Il ne s'agit là que d'une facette de la vérité, car ce passage du Cantique évoque plutôt la joie de l'âme qui savoure la valeur de Christ et l'excellence de sa personne et de ses actes. Pourtant, c'est toujours d'abord à cause de nos besoins que nous nous tournons vers Christ et que nous apprenons à le connaître dans son amour et sa grâce. Ensuite, quand nos besoins sont comblés, nous sommes à l'aise, libérés de nous-mêmes, et libres de le contempler. Le parfum agréable de sa personne ne pourrait rafraîchir notre âme avant que toute question qui nous affecte, ou qui affecte notre relation avec Dieu, ne soit résolue. Il arrive rarement que Christ lui-même soit bien connu dès le début de la vie chrétienne; de manière générale, il faut que la conscience chargée soit apaisée par l'efficacité du sang de Christ avant que le cœur soit apte à s'enquérir des perfections du Sauveur. Mais peu à peu ces perfections feront les délices de notre âme, Christ remplira notre cœur du parfum et de la douceur de son être, et nous amènera à l'adoration à ses pieds.
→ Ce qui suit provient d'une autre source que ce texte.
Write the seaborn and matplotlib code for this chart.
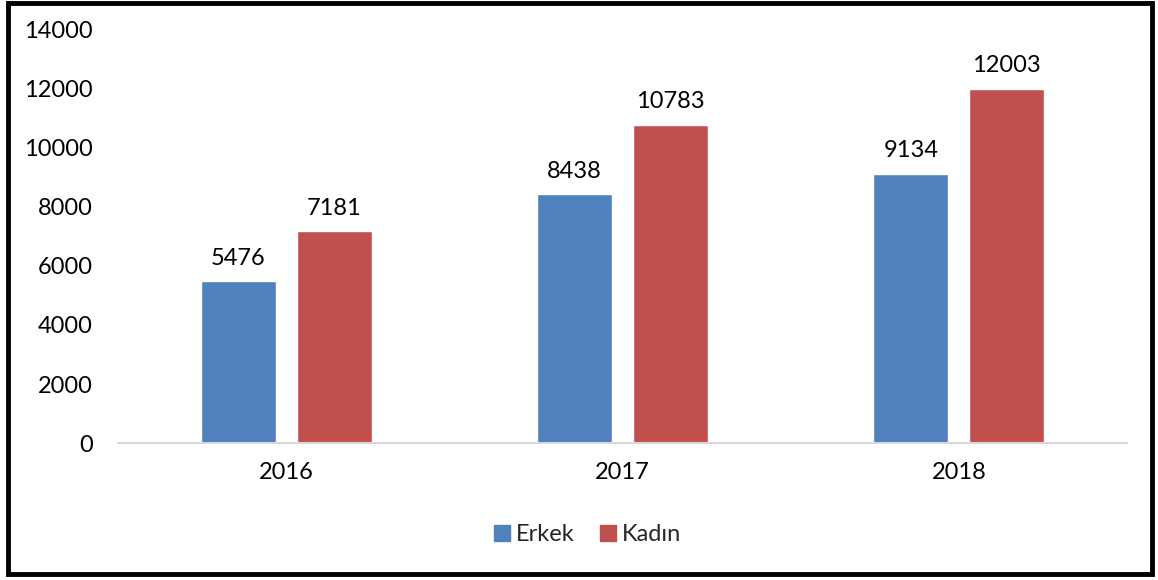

Mais, ne l'oublions pas, le parfum de Christ peut être répandu par ses rachetés, pour autant qu'ils suivent ses traces. Chaque trait, chaque perfection de la marche de Christ au travers de ce monde devrait être retrouvée dans les siens. Regardons, par exemple, les exhortations des épîtres. Chacune d'elles est calquée sur l'exemple de Christ, qui est lui-même la Parole vivante; et ainsi ce ne sont pas des obligations sèches et légales. Christ en nous, Christ notre vie, voilà ce que nous voyons dans l'épître aux Colossiens. Plus nous serons avec lui et occupés de lui, plus nous serons transformés à son image et plus le parfum de Christ se répandra autour de nous. L'apôtre Paul utilise ces mêmes termes en parlant de sa prédication: «Nous sommes la bonne odeur de Christ pour Dieu» (2 Corinthiens 2:15). Et un peu plus loin, il montre que notre témoignage résulte aussi bien de notre vie pratique que de nos paroles (4:7-11).

Et n'oublions pas non plus qu'un cœur rempli de Christ est armé contre les séductions du monde. Ceux qui l'aiment sont en mesure de discerner et d'apprécier sa beauté. Ils sentent sa présence, le parfum de ses paroles et de ses actes, là où d'autres ne voient rien. Ils vivent dans sa présence, ils sont tout entiers pour lui, et lui prend plaisir à se révéler à eux de manière que leur affection pour lui ne puisse qu'augmenter.

Il résulte de tout ceci que l'état de notre âme peut être jaugé par l'effet que le nom de Jésus exerce sur nous. Si la mention d'un être aimé sur la terre nous émeut, combien plus le nom de Christ, l'objet du cœur de Dieu, devrait-il éveiller en nous des sentiments qui s'expriment par la louange et l'adoration!